# AIM OF THE TASK
Count the lines that hold the string "this". Reply with the number alone.

# EXERCISE MATERIAL
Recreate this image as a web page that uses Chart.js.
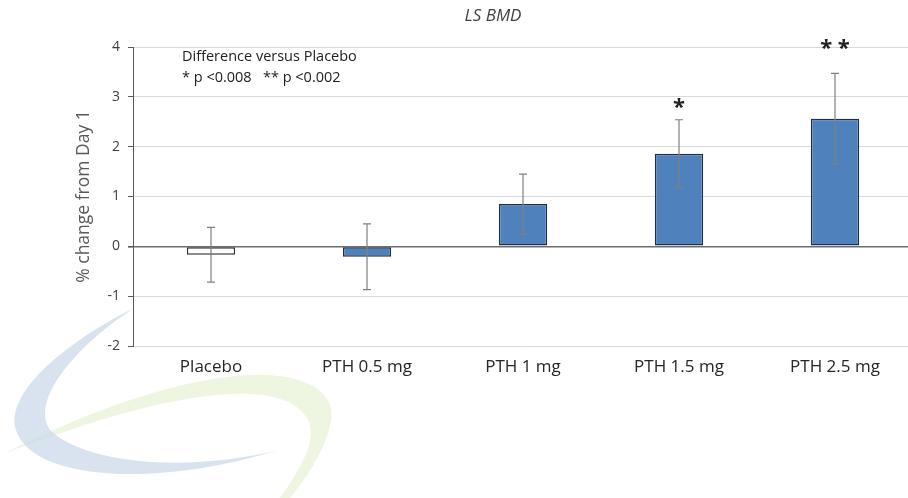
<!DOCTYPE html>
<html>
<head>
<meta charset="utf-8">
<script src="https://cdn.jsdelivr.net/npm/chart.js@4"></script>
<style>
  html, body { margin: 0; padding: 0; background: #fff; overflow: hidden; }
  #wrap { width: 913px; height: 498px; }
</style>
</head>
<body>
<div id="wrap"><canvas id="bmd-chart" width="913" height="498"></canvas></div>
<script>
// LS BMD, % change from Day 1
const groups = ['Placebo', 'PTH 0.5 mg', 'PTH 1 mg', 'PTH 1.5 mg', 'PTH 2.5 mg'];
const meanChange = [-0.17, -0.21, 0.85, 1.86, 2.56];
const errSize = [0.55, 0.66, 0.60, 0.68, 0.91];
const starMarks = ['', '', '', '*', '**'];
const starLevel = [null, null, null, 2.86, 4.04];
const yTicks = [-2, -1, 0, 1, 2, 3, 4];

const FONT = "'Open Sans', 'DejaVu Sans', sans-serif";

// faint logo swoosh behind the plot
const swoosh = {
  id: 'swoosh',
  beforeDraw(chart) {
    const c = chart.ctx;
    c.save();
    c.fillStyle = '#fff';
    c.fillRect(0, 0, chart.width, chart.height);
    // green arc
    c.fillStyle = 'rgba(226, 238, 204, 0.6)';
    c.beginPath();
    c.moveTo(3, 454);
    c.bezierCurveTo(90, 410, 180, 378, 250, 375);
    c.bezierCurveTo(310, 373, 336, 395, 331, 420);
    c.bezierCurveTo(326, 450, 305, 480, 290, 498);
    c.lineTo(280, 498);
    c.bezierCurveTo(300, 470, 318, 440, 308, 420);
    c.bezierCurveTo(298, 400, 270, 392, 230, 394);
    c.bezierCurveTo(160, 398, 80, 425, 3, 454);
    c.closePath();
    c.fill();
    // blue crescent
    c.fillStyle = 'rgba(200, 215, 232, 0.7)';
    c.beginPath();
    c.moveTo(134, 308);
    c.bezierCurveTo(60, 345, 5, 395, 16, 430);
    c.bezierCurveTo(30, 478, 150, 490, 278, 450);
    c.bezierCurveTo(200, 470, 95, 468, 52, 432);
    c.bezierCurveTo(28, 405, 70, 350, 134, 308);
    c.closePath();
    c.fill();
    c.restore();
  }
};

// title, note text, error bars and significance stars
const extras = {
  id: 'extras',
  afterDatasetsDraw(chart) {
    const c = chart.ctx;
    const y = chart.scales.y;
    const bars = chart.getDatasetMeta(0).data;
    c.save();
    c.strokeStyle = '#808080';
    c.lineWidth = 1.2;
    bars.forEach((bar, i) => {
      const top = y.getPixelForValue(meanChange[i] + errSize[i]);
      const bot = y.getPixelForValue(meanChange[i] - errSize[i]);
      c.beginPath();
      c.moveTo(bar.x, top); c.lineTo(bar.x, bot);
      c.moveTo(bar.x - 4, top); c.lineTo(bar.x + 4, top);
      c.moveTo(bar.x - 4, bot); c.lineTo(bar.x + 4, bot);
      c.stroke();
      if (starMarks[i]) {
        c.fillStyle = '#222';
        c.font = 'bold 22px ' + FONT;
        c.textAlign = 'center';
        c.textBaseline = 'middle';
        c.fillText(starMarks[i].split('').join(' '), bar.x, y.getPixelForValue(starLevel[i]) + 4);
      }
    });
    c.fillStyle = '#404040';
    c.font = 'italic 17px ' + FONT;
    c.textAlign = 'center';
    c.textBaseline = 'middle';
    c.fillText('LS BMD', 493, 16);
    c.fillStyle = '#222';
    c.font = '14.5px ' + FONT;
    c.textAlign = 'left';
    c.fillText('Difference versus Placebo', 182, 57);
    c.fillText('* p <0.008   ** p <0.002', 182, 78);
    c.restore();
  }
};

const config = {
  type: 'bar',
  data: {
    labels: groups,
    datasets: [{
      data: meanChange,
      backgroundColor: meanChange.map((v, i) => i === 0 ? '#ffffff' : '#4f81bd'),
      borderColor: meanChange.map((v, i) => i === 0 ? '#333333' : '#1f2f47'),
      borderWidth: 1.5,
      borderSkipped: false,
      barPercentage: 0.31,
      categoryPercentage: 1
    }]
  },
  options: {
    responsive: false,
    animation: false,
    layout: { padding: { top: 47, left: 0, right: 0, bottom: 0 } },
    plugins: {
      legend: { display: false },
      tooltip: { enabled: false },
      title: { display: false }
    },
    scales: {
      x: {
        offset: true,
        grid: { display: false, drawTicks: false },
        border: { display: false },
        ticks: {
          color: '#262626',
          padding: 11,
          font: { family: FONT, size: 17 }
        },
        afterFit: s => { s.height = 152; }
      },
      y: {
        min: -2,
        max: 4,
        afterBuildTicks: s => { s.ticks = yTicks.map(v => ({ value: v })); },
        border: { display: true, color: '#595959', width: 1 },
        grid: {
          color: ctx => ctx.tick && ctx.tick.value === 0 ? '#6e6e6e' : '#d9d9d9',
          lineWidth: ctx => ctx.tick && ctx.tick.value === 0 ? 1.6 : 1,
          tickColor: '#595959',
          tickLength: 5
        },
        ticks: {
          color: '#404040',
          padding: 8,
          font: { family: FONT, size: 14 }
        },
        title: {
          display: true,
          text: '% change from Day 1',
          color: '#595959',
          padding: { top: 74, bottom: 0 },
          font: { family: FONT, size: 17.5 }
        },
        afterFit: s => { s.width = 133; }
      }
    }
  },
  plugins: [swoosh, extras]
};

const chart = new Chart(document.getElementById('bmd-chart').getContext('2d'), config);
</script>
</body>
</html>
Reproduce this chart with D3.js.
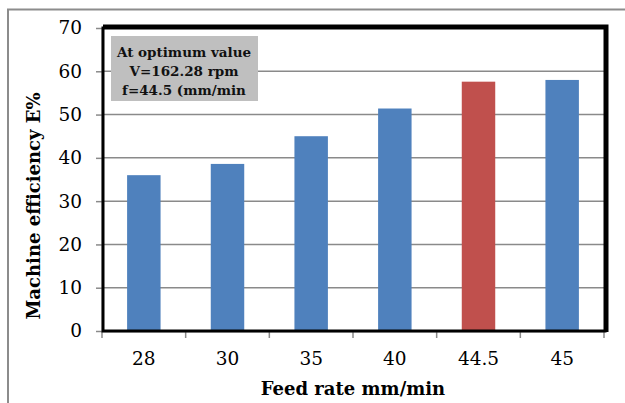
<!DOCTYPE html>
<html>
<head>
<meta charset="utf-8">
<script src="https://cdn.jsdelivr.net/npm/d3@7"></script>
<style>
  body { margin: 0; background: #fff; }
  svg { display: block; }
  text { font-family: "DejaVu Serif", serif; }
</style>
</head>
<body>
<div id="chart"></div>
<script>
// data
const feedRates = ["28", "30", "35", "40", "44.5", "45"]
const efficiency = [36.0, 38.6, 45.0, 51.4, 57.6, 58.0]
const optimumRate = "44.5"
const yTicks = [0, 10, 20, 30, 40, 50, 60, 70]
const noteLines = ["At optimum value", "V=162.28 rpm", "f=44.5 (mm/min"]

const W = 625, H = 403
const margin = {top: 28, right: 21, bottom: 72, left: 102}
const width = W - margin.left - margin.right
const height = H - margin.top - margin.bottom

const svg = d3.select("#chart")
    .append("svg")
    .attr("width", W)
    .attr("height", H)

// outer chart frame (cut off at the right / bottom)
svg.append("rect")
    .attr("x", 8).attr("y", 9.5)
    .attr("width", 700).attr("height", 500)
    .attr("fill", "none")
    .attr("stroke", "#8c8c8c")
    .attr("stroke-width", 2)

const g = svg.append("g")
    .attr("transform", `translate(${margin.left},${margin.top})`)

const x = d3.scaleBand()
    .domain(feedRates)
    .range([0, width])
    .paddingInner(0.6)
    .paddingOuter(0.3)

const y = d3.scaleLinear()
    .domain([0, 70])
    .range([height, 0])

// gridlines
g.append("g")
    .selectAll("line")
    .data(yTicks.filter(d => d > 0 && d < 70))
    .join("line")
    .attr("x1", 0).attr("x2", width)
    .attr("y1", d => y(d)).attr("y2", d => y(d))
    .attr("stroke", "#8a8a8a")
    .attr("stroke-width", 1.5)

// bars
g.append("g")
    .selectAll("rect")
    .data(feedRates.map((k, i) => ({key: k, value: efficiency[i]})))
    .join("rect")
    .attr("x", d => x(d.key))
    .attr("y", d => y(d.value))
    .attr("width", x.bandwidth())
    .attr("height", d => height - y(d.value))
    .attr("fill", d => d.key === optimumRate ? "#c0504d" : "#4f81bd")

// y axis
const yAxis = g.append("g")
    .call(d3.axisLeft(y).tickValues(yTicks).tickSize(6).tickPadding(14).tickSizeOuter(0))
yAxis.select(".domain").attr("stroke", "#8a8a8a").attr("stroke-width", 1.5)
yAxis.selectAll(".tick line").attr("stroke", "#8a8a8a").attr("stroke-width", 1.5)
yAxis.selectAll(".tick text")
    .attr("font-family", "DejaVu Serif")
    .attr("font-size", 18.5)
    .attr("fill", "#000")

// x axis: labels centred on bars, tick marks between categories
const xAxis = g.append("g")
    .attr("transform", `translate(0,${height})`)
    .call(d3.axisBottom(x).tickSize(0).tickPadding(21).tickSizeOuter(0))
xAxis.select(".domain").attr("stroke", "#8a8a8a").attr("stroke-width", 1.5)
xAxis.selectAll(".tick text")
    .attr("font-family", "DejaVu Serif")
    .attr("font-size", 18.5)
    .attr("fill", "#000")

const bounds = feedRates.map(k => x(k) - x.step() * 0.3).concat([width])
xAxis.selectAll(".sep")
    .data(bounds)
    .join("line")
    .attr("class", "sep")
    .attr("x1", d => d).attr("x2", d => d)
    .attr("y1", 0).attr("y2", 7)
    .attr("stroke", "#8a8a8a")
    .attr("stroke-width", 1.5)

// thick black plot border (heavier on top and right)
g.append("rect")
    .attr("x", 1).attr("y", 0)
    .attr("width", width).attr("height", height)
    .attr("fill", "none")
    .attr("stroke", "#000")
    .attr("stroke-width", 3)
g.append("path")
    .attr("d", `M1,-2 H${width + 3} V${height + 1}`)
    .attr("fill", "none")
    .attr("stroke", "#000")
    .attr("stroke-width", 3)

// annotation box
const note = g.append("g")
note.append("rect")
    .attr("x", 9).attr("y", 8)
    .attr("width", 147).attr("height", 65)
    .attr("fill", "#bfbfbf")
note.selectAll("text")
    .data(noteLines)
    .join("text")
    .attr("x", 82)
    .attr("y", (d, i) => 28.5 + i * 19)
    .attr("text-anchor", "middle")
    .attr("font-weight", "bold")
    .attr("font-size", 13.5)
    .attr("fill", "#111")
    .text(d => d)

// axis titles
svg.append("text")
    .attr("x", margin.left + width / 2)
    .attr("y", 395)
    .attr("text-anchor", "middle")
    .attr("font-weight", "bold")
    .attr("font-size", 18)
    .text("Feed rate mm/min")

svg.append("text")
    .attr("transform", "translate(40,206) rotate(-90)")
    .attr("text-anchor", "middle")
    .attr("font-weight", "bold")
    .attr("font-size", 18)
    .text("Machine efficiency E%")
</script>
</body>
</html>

# WRITTEN ANSWER
2